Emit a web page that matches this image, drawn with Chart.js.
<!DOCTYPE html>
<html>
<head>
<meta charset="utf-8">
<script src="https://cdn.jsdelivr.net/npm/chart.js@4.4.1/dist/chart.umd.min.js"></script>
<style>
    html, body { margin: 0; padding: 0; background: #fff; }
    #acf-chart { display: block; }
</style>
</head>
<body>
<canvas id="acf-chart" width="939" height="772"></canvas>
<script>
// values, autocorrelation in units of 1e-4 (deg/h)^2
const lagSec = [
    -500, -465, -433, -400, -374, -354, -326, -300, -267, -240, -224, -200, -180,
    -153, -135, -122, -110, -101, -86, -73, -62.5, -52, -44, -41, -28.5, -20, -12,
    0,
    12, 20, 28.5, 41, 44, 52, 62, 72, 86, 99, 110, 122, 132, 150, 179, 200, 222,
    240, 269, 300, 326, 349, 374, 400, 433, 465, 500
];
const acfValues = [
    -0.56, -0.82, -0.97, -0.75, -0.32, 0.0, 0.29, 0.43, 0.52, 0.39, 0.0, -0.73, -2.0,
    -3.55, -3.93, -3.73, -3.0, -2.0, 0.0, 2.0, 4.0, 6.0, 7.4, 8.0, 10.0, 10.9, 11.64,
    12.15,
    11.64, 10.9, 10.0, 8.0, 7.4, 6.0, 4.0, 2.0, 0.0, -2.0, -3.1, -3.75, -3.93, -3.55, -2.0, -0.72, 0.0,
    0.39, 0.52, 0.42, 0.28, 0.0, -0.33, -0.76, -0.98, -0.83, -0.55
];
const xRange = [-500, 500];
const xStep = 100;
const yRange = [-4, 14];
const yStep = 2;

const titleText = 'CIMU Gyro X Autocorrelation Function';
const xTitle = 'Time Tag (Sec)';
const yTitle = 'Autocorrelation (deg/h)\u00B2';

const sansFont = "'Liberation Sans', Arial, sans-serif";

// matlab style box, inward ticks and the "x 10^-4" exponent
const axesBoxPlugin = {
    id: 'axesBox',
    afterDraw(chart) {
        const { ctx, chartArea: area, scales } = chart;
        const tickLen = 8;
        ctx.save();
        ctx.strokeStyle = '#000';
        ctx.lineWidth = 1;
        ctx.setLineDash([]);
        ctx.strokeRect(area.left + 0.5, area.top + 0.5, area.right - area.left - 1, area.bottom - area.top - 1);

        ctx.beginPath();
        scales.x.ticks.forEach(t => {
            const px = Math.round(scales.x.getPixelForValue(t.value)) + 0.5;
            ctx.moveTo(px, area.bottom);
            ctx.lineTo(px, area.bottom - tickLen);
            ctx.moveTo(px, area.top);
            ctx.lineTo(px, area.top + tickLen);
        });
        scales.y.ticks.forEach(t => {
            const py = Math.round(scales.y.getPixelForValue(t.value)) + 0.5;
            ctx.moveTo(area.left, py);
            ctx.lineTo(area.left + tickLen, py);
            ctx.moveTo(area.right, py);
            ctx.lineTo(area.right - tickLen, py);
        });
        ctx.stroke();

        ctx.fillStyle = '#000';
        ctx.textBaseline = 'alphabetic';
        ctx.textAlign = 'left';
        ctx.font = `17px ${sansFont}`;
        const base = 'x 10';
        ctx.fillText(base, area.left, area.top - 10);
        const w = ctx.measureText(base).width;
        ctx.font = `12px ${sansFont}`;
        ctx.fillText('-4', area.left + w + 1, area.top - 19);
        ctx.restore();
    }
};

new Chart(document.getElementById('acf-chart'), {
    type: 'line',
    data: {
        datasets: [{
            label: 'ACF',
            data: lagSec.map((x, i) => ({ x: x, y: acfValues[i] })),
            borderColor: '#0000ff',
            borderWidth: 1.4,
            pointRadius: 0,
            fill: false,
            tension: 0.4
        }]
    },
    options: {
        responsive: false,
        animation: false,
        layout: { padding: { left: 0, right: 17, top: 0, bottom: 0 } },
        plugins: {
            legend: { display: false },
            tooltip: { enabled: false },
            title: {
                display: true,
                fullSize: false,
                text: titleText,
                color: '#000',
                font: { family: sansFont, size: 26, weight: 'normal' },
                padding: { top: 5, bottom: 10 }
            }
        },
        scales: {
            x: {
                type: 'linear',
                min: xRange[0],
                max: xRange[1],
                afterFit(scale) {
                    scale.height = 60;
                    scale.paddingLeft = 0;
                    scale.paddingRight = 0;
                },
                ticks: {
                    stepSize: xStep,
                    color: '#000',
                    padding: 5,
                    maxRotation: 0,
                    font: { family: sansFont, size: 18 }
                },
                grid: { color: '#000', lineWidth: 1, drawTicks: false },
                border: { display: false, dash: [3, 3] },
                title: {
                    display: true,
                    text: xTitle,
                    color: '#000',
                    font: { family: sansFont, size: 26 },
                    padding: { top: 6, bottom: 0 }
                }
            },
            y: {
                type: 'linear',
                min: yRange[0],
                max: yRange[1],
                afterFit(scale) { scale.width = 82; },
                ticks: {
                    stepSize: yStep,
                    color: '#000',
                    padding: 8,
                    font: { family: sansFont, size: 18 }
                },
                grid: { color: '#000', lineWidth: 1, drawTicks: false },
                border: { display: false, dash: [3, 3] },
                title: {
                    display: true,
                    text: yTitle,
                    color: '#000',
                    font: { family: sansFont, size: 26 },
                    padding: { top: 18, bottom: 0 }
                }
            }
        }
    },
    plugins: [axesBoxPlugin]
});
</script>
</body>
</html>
:::::
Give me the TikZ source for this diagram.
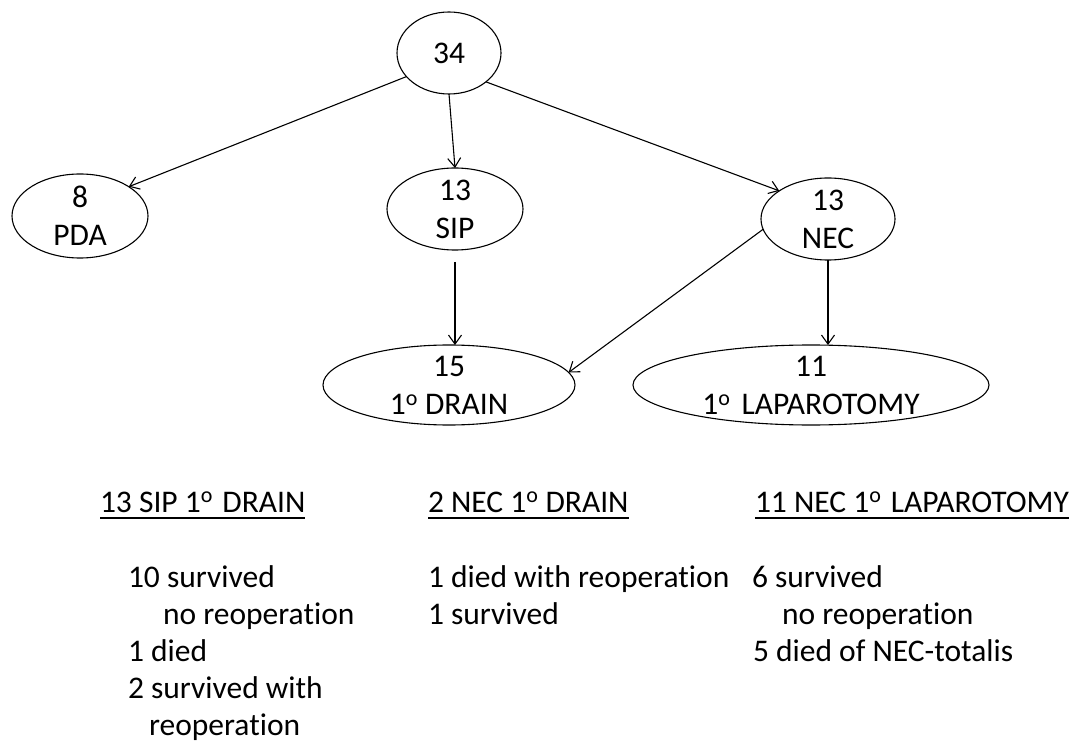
:::::
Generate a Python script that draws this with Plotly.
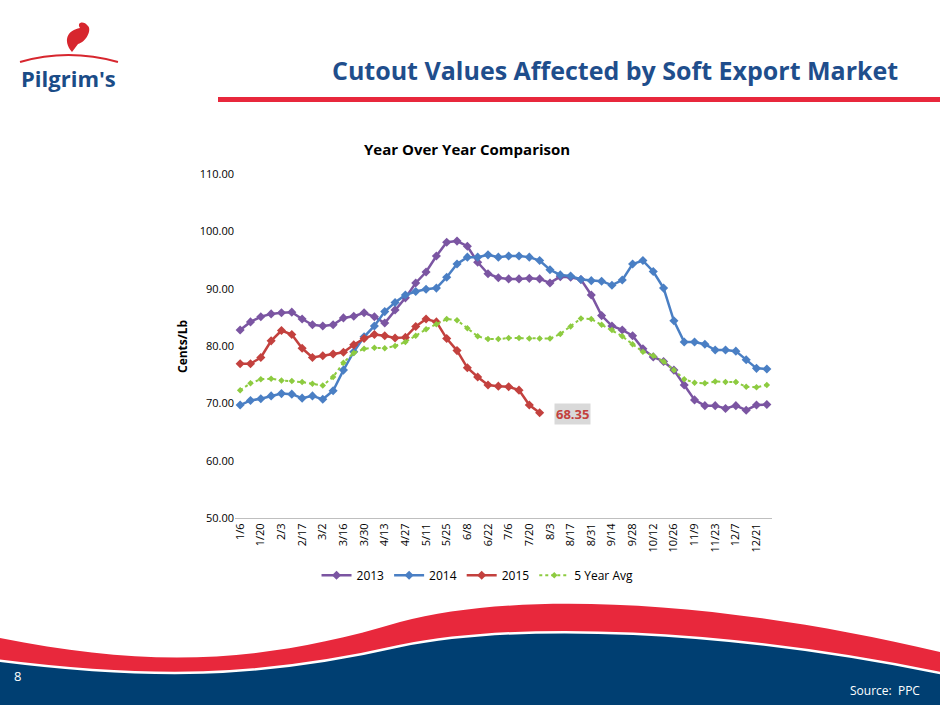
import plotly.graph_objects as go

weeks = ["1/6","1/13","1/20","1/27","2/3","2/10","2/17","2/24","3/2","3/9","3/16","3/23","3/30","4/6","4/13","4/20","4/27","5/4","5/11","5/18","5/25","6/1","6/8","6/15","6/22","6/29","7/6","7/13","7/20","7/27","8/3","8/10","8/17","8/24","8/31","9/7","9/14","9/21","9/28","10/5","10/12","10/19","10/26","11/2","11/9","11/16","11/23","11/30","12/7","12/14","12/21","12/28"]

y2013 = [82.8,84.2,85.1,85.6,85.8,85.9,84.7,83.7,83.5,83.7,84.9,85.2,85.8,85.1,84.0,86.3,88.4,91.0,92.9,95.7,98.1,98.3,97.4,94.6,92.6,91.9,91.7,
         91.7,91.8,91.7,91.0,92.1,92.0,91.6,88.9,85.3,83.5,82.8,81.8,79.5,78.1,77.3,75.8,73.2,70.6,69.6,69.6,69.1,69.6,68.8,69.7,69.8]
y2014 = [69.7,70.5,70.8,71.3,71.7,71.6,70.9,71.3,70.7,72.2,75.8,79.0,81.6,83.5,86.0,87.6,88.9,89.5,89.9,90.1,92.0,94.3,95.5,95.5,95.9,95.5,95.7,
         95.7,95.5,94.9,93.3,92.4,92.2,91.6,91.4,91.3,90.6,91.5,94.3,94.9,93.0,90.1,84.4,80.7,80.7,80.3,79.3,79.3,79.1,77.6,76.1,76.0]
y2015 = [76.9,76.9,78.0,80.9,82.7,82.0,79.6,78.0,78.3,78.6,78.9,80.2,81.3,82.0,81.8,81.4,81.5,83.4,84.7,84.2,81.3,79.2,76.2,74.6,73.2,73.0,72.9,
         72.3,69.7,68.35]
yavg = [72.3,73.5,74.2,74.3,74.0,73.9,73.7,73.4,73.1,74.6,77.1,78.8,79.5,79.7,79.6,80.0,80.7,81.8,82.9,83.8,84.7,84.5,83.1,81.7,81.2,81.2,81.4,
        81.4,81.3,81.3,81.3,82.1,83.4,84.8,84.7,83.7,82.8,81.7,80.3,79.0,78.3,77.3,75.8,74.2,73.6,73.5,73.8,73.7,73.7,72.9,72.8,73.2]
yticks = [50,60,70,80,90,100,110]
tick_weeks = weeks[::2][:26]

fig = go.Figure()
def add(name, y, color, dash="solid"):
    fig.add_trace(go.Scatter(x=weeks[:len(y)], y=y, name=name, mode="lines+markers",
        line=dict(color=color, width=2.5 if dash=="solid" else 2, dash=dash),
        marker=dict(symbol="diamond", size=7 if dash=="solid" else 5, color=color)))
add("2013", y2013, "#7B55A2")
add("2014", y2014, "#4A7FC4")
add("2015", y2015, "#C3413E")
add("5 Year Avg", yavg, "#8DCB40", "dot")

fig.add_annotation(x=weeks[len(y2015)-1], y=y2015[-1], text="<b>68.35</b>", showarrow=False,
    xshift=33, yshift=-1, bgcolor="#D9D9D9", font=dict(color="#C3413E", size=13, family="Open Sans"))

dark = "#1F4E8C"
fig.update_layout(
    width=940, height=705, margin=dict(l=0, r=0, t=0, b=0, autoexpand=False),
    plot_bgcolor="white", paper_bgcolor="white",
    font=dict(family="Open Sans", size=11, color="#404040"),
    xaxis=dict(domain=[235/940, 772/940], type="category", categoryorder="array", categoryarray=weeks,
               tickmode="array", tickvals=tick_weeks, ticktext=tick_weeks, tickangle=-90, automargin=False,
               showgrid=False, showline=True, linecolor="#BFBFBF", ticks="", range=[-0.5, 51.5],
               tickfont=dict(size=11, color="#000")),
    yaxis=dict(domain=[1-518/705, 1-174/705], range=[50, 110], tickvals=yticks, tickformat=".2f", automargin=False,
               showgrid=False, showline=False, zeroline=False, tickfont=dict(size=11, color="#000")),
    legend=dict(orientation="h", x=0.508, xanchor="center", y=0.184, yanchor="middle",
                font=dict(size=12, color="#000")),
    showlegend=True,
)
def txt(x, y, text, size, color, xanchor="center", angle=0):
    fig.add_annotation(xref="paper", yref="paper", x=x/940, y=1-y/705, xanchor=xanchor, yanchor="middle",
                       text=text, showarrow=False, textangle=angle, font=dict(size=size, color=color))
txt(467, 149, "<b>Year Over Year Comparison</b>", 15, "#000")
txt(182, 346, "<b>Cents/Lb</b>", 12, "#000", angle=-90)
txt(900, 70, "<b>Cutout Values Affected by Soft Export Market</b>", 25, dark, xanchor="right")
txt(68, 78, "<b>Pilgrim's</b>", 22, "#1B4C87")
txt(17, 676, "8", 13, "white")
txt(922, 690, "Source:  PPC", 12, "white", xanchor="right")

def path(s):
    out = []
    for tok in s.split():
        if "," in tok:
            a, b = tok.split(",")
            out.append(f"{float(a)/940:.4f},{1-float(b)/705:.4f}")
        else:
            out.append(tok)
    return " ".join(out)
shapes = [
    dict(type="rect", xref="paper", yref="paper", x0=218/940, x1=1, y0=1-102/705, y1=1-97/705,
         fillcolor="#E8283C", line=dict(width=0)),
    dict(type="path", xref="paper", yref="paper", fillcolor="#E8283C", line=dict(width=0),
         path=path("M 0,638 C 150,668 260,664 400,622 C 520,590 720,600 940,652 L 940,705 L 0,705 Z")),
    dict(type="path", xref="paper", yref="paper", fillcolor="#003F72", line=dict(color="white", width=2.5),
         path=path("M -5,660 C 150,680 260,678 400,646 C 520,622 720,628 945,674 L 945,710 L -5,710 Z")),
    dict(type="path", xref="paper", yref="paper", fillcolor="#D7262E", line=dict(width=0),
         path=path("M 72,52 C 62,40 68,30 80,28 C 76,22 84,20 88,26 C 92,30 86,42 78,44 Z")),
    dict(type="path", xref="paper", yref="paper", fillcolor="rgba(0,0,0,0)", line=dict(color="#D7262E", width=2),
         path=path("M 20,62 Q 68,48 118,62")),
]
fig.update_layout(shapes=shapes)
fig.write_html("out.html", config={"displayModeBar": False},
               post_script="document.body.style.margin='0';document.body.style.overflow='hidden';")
:::::
**WHAT YOU WILL DO:** How many of the lines above include the word "that"? Respond with the number alone.

**OUTPUT FOR THIS TASK:** 2